One noticeable trend, Husni said, was the move by pure digital companies to roll out traditional print magazines.

The trend follows companies like Politico, DuJour and All Recipes, digital products all, that launched print titles in 2013.

Net-a-Porter launched Porter magazine with a February/March issue, while the booming apartment rental site, Airbnb, launched its own magazine, called Pineapple, this month.

“I know we live in a digital age, but print is still a powerful medium,” he said. “I think any digital company that is worth anything will be doing print magazines in the next two to three years,” said Husni.

One other reason for print’s staying power, according to publishers, is that there has been relentless downward pressure on the standard banner ads on the digital side, making the relatively stable print ad page prices more attractive.

Big publishers are nevertheless doing far fewer big launches. “With the exception of Meredith (Eat This, Not That), Hearst (Dr. Oz) and Bauer (Animal Tales; Girls’ World), the big companies are not putting out many new titles,” said Husni. Instead, Time Inc. and Condé Nast have been pumping out more one-time specials.

Current Time Inc. spinoffs include the Fifty Most Important People in the Bible and a one-off tied to the FX cable series “Sons of Anarchy.”

The biggest category for new magazines is the so-called special interest group, where 39 new launches with titles ranging from Raw Bike to CiderCraft to Vapor Lives.

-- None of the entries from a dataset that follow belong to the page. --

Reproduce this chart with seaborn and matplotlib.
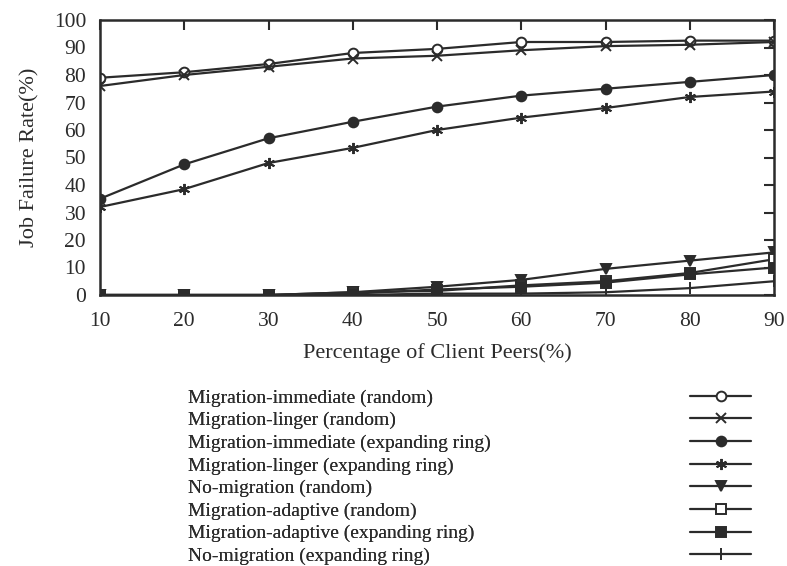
import matplotlib
matplotlib.use("Agg")
import matplotlib.pyplot as plt
import seaborn as sns
import pandas as pd

sns.set_theme(style="white")
plt.rcParams['font.family'] = ['Liberation Serif', 'DejaVu Serif']

x_pct = [10, 20, 30, 40, 50, 60, 70, 80, 90]
series_names = [
    "Migration-immediate (random)",
    "Migration-linger (random)",
    "Migration-immediate (expanding ring)",
    "Migration-linger (expanding ring)",
    "No-migration (random)",
    "Migration-adaptive (random)",
    "Migration-adaptive (expanding ring)",
    "No-migration (expanding ring)",
]
mig_imm_random = [79, 81, 84, 88, 89.5, 92, 92, 92.5, 92.5]
mig_linger_random = [76, 80, 83, 86, 87, 89, 90.5, 91, 92]
mig_imm_ring = [35, 47.5, 57, 63, 68.5, 72.5, 75, 77.5, 80]
mig_linger_ring = [32, 38.5, 48, 53.5, 60, 64.5, 68, 72, 74]
nomig_random = [0, 0, 0, 1, 3, 5.5, 9.5, 12.5, 15.5]
mig_adapt_random = [0, 0, 0, 1, 1.5, 3.5, 5, 8, 13]
mig_adapt_ring = [0, 0, 0, 0.5, 2, 3, 4.5, 7.5, 10]
nomig_ring = [0, 0, 0, 0, 0.5, 0.5, 1, 2.5, 5]
values = [mig_imm_random, mig_linger_random, mig_imm_ring, mig_linger_ring,
          nomig_random, mig_adapt_random, mig_adapt_ring, nomig_ring]

ink = "#2b2b2b"
styles = [
    dict(marker="o", mfc="white", ms=7),
    dict(marker="x", mfc=ink, ms=7),
    dict(marker="o", mfc=ink, ms=7),
    dict(marker=(6, 2, 0), mfc=ink, ms=8),
    dict(marker="v", mfc=ink, ms=7),
    dict(marker="s", mfc="white", ms=6.5),
    dict(marker="s", mfc=ink, ms=6.5),
    dict(marker="|", mfc=ink, ms=9),
]

fig = plt.figure(figsize=(7.87, 5.66), dpi=100)
ax = fig.add_axes([100/787, 1 - 295/566, (774-100)/787, (295-20)/566])

for name, vals, st in zip(series_names, values, styles):
    df = pd.DataFrame({"x": x_pct, "y": vals})
    sns.lineplot(data=df, x="x", y="y", ax=ax, color=ink, linewidth=1.6,
                 marker=st["marker"], markersize=st["ms"],
                 markerfacecolor=st["mfc"], markeredgecolor=ink,
                 markeredgewidth=1.4, label=name, legend=False)

ax.set_xlim(10, 90)
ax.set_ylim(0, 100)
ax.set_xticks(x_pct)
ax.set_yticks(range(0, 101, 10))
ax.tick_params(direction="in", length=7, width=1.5, top=True, right=True,
               labelsize=15.5, colors=ink)
ax.tick_params(axis="y", pad=10)
ax.tick_params(axis="x", pad=12)
for s in ax.spines.values():
    s.set_linewidth(1.8)
    s.set_color(ink)
ax.set_xlabel("Percentage of Client Peers(%)", fontsize=16, color=ink, labelpad=9)
ax.set_ylabel("Job Failure Rate(%)", fontsize=16, color=ink, labelpad=10)

handles, labels = ax.get_legend_handles_labels()
fs = 14
top_y = 1 - 389/566
lsp = 0.255
leg_txt = fig.legend(handles, labels, loc="upper left", bbox_to_anchor=(188/787, top_y),
                     frameon=False, fontsize=fs, handlelength=0, handletextpad=0,
                     labelspacing=lsp, borderpad=0, borderaxespad=0, labelcolor=ink)
for h in leg_txt.legend_handles:
    h.set_visible(False)
leg_h = fig.legend(handles, labels, loc="upper left", bbox_to_anchor=(690/787, top_y),
                   frameon=False, fontsize=fs, handlelength=61/(fs*100/72),
                   handletextpad=0.3, labelspacing=lsp, borderpad=0, borderaxespad=0)
for t in leg_h.get_texts():
    t.set_visible(False)
fig.add_artist(leg_txt)

fig.savefig("out.png", dpi=100)
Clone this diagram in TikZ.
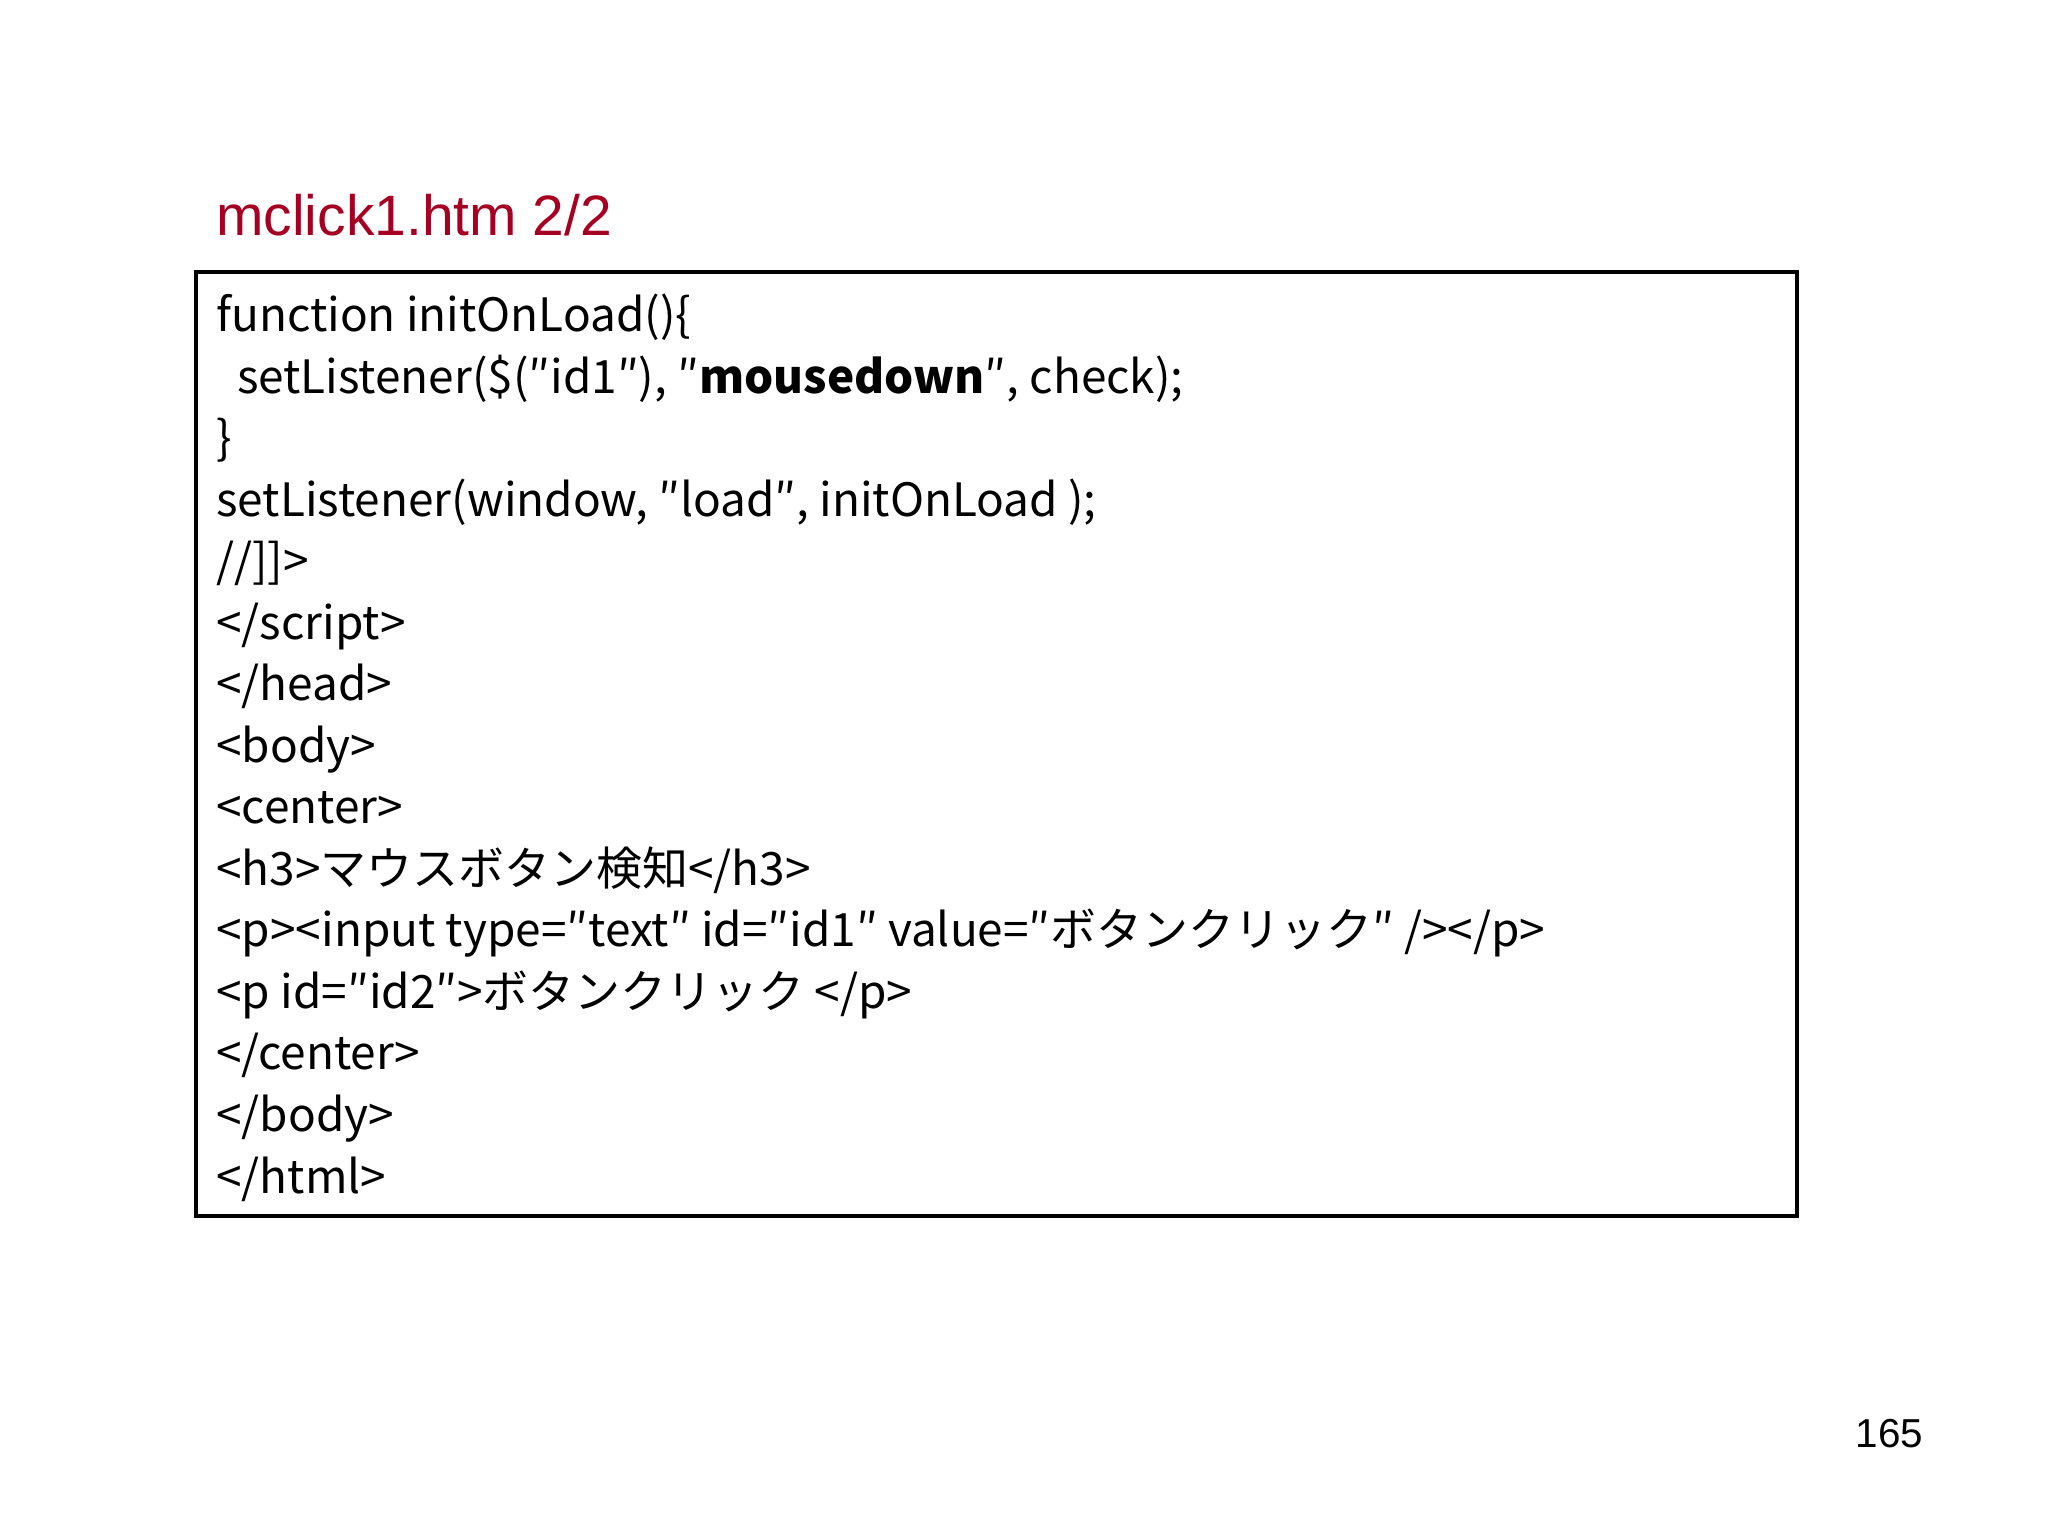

There were 19 metro and regional titles launched with titles including Old Port, Sugar & Rice Magazine and Makena Magazine. That category tied with the pop culture genre for second place, which saw the introduction of titles Churn, East on Pop and Reserved Magazine.

Husni, who has trademarked the name Mr. Magazine, makes no attempt to count e-zines and digital-only magazines. “If it is not in print, it is not a magazine,” he says.